_DIRECTIONS:_ Every line from the start of the records through the line with "font=dict(size=18.5, color=txt)))" is to be written out exactly; pictures are not.

_RECORDS TO USE:_
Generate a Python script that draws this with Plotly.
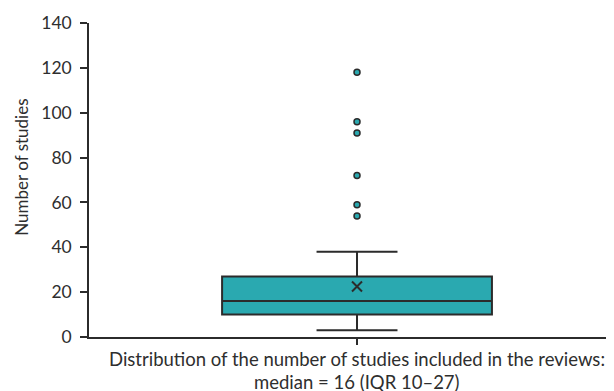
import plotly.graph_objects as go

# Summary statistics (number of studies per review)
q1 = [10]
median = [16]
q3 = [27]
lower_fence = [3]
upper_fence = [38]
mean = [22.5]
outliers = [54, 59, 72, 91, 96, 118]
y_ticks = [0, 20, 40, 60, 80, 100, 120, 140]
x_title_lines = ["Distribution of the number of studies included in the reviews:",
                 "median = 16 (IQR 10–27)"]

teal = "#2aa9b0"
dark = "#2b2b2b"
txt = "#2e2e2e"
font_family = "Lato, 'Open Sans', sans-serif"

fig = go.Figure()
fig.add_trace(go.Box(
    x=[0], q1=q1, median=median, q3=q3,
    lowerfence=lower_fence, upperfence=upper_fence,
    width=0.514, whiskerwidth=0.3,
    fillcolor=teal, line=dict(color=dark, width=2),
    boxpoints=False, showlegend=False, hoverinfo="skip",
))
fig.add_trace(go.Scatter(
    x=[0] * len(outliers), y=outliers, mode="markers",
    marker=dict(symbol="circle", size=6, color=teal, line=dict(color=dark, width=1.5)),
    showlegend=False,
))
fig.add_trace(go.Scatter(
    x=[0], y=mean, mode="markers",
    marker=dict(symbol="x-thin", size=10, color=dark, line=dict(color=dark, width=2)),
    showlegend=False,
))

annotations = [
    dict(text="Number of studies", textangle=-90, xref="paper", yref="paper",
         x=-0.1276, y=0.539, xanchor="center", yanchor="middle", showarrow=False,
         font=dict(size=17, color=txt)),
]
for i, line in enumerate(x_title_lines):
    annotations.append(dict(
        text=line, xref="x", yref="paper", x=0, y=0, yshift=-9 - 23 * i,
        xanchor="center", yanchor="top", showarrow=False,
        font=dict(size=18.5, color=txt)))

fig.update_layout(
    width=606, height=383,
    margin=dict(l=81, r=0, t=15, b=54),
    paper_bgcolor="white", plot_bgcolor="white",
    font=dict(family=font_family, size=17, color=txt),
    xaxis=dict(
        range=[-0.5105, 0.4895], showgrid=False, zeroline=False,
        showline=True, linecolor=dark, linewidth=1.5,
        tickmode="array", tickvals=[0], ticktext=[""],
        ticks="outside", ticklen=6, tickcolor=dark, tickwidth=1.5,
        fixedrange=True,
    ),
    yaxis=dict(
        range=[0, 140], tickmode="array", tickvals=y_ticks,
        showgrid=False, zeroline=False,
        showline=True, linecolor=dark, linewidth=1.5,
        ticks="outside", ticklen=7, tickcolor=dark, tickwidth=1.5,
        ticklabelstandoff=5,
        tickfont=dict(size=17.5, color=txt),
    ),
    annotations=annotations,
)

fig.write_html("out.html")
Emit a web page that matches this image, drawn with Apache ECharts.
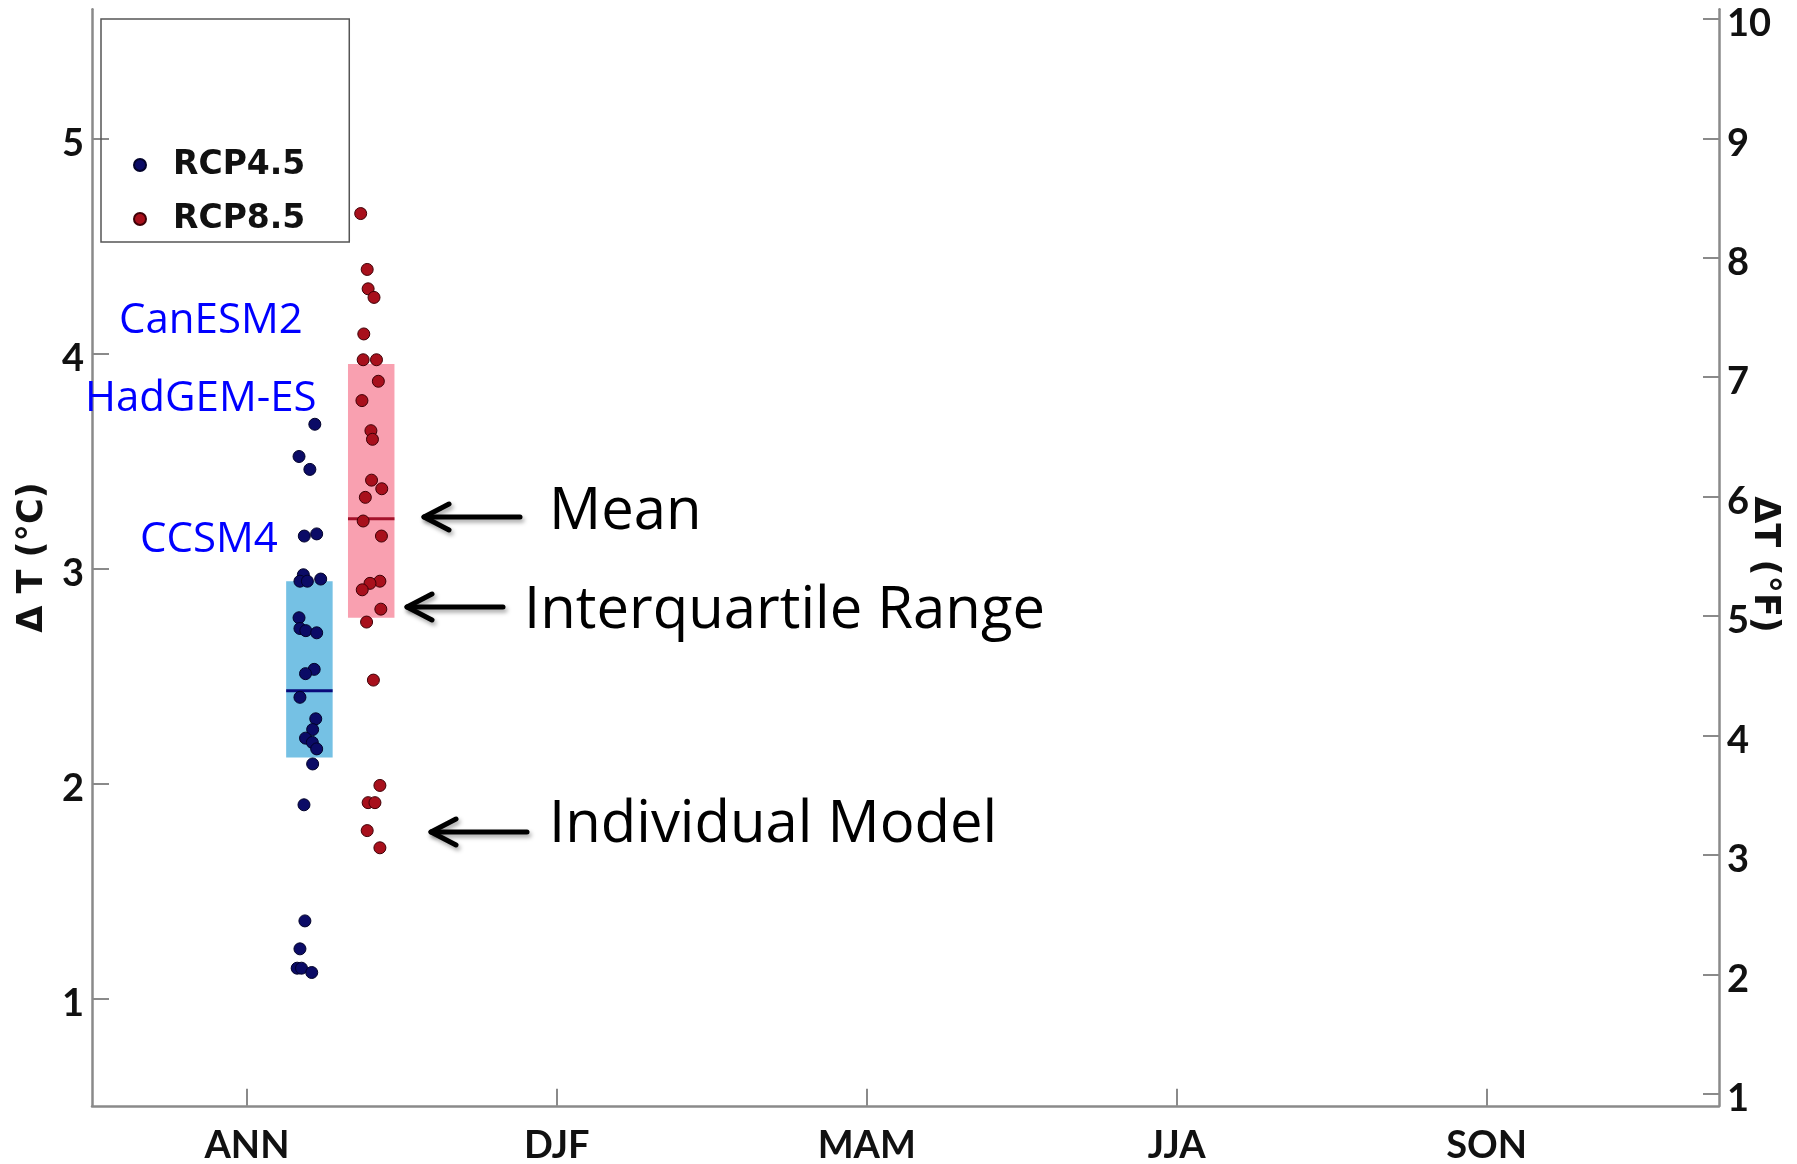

_SOLUTION FOR THIS TASK:_
Generate a Python script that draws this with Plotly.
import plotly.graph_objects as go

# Summary statistics (number of studies per review)
q1 = [10]
median = [16]
q3 = [27]
lower_fence = [3]
upper_fence = [38]
mean = [22.5]
outliers = [54, 59, 72, 91, 96, 118]
y_ticks = [0, 20, 40, 60, 80, 100, 120, 140]
x_title_lines = ["Distribution of the number of studies included in the reviews:",
                 "median = 16 (IQR 10–27)"]

teal = "#2aa9b0"
dark = "#2b2b2b"
txt = "#2e2e2e"
font_family = "Lato, 'Open Sans', sans-serif"

fig = go.Figure()
fig.add_trace(go.Box(
    x=[0], q1=q1, median=median, q3=q3,
    lowerfence=lower_fence, upperfence=upper_fence,
    width=0.514, whiskerwidth=0.3,
    fillcolor=teal, line=dict(color=dark, width=2),
    boxpoints=False, showlegend=False, hoverinfo="skip",
))
fig.add_trace(go.Scatter(
    x=[0] * len(outliers), y=outliers, mode="markers",
    marker=dict(symbol="circle", size=6, color=teal, line=dict(color=dark, width=1.5)),
    showlegend=False,
))
fig.add_trace(go.Scatter(
    x=[0], y=mean, mode="markers",
    marker=dict(symbol="x-thin", size=10, color=dark, line=dict(color=dark, width=2)),
    showlegend=False,
))

annotations = [
    dict(text="Number of studies", textangle=-90, xref="paper", yref="paper",
         x=-0.1276, y=0.539, xanchor="center", yanchor="middle", showarrow=False,
         font=dict(size=17, color=txt)),
]
for i, line in enumerate(x_title_lines):
    annotations.append(dict(
        text=line, xref="x", yref="paper", x=0, y=0, yshift=-9 - 23 * i,
        xanchor="center", yanchor="top", showarrow=False,
        font=dict(size=18.5, color=txt)))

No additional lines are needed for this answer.